A third common statist narrative tells us that FDR’s ‘New Deal’ rescued ordinary Americans from the depths of the Great Depression. Roosevelt’s high rates of taxation, massive national debt, wage-and-price controls, and make-work programs were the necessary steps to save Americans from poverty.

The competing liberty-based narrative tells us that the Great Depression was impervious to FDR’s efforts - it was in fact worse in 1937 than in 1932 - and Roosevelt’s efforts were in some cases shockingly irrational. Thousands of hogs were butchered and the meat thrown away, while families hungered: the New Deal’s attempt to ‘jump start’ consumer demand for agricultural products. The massive efforts of WWII masked, but did not end, the Great Depression. It was after the war that three factors coalesced to finally put the nation’s economy back onto a steady footing: a reduction in government spending, a reduction in taxation, and efforts to pay down the national debt. It was the postwar downsizing of government which ultimately laid the specter of the Great Depression to rest.
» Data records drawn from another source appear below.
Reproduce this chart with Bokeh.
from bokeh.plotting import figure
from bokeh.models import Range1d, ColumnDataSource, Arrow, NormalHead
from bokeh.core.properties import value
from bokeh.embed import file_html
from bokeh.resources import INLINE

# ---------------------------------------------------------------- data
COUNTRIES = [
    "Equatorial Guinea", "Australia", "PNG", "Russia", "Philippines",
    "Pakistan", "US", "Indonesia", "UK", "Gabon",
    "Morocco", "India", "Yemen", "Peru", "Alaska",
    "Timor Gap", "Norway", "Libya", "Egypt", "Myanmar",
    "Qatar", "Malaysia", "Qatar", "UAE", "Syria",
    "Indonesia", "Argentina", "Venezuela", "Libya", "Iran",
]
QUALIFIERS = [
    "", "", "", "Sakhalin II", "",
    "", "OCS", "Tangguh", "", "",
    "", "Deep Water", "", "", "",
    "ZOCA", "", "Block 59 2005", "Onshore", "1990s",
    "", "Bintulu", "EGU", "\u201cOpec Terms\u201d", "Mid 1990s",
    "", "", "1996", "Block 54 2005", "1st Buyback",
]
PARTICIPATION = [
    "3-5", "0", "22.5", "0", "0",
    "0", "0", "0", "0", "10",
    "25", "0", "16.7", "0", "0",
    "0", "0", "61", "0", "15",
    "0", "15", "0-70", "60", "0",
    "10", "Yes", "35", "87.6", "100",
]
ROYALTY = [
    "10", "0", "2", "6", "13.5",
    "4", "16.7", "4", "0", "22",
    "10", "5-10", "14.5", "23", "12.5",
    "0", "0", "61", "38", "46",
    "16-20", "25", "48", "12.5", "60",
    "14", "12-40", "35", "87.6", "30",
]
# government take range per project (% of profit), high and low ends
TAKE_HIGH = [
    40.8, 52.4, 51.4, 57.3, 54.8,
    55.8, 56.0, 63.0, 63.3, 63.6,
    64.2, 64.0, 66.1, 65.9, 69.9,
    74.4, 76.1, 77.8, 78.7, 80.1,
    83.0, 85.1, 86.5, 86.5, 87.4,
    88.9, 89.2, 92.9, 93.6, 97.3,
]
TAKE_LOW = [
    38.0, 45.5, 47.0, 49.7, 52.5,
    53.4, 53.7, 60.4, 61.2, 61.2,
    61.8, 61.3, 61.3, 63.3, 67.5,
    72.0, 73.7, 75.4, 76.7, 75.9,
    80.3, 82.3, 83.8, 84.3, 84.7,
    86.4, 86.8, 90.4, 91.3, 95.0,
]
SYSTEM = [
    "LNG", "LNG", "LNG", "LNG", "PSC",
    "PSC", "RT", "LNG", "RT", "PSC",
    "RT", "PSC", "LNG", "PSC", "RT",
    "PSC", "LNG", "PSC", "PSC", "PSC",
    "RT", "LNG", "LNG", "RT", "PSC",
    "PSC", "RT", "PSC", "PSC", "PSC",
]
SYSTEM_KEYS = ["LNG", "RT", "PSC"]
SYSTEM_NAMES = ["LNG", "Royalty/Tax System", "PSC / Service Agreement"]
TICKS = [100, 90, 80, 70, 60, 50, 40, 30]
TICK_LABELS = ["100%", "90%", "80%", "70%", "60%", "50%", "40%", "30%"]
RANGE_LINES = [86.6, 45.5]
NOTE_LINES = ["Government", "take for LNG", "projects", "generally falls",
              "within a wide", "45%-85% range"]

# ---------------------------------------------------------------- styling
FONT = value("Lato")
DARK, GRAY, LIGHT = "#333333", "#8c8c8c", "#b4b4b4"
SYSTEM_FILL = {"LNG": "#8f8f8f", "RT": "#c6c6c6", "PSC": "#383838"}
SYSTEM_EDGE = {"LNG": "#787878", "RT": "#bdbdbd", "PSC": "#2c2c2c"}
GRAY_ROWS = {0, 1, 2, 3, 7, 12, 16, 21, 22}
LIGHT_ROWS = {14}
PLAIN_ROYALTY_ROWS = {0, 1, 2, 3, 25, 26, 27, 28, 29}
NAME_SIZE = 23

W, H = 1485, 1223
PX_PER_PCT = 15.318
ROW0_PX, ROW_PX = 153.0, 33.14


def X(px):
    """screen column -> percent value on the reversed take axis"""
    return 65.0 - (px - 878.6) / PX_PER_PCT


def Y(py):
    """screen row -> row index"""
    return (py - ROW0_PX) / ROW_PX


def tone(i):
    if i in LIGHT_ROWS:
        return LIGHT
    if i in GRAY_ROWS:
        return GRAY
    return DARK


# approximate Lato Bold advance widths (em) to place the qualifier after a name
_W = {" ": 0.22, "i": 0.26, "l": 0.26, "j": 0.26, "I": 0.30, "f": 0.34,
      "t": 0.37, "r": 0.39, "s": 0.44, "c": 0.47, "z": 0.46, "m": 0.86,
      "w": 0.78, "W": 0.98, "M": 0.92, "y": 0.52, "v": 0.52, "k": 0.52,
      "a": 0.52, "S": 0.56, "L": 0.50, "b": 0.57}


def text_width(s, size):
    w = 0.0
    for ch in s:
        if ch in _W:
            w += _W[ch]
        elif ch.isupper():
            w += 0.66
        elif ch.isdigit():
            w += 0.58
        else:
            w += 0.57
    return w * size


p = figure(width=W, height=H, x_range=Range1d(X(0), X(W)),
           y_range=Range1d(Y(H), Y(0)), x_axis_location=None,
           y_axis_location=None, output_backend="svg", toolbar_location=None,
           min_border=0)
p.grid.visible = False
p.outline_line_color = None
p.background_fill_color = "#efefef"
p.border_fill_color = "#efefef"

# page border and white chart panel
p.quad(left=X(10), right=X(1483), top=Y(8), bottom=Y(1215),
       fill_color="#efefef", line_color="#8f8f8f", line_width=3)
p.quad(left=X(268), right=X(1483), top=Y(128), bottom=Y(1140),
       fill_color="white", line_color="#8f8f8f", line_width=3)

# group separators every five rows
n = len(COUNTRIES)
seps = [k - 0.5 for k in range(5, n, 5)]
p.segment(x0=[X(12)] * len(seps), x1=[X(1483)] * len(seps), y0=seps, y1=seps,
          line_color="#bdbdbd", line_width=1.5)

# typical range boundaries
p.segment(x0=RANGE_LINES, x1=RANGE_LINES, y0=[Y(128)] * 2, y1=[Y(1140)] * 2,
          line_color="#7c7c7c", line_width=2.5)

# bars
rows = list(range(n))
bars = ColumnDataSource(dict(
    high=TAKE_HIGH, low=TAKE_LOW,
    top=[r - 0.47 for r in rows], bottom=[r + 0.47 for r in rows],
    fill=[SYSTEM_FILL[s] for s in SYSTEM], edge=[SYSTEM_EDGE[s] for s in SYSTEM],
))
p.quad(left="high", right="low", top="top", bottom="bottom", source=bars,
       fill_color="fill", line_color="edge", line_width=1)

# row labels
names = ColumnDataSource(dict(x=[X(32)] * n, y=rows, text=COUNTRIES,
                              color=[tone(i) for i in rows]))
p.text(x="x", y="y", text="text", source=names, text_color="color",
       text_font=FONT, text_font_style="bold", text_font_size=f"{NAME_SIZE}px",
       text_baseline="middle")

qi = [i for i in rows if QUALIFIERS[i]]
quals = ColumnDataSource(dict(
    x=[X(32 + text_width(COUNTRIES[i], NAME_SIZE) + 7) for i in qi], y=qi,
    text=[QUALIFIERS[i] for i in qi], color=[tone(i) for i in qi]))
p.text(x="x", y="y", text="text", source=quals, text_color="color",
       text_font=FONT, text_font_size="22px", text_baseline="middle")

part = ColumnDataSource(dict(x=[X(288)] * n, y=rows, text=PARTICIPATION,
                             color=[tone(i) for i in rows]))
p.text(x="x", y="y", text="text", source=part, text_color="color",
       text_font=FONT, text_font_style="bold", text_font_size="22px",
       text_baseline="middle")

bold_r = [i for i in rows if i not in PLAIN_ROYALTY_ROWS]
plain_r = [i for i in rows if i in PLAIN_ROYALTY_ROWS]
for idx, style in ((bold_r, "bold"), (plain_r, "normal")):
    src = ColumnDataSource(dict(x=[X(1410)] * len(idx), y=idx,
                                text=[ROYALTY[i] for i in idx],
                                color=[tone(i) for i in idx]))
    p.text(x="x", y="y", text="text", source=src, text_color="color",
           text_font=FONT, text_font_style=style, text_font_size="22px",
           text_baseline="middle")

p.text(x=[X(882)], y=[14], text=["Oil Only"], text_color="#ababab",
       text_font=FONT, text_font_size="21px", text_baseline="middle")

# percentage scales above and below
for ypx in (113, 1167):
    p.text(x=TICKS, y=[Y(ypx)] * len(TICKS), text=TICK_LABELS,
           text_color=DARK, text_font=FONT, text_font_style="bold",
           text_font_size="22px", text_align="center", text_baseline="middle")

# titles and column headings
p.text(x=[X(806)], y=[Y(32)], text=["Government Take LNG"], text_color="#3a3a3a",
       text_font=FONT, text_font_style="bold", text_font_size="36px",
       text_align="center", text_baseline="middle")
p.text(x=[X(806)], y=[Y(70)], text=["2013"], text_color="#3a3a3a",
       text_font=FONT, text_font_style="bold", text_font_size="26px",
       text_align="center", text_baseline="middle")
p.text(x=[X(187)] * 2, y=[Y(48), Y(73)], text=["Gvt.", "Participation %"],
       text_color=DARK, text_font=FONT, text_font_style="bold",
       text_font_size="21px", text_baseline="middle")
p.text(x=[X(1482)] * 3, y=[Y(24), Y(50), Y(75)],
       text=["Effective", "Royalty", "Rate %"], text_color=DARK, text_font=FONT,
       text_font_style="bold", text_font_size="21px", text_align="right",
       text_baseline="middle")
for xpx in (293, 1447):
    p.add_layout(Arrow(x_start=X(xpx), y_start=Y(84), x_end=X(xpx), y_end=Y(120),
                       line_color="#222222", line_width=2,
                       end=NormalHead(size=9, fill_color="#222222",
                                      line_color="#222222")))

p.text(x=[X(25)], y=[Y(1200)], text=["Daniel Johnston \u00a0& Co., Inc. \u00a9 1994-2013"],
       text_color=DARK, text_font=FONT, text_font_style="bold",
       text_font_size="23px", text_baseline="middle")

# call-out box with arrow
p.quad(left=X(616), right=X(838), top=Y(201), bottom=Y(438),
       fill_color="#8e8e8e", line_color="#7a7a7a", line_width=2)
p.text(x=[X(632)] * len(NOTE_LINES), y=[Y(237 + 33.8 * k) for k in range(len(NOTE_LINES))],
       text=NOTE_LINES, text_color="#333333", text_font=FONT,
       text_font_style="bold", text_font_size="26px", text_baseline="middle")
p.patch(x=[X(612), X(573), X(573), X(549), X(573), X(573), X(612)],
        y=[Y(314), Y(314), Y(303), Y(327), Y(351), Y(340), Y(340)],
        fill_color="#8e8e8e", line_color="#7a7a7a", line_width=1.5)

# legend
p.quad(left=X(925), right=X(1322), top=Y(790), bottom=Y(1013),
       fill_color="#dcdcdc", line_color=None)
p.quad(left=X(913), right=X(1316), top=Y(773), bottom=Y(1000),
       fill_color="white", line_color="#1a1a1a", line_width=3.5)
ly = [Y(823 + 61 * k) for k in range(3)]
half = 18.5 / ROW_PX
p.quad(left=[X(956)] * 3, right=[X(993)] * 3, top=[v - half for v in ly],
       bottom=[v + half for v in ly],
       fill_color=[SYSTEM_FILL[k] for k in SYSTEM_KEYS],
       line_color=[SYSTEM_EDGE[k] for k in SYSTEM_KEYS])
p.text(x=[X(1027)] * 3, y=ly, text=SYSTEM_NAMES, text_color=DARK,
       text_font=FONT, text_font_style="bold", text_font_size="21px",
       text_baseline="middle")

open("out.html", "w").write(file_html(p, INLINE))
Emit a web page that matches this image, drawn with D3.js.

We see, then, that for each statist narrative, there is a competing narrative which is based on liberty and on the independence of the individual, instead of on the statist’s desire to see power centralized in a national government. Although abstract principle of ideology may ultimately be more attractive to pure reason, it is narrative which often decides the practical political perceptions of both the people and the historians.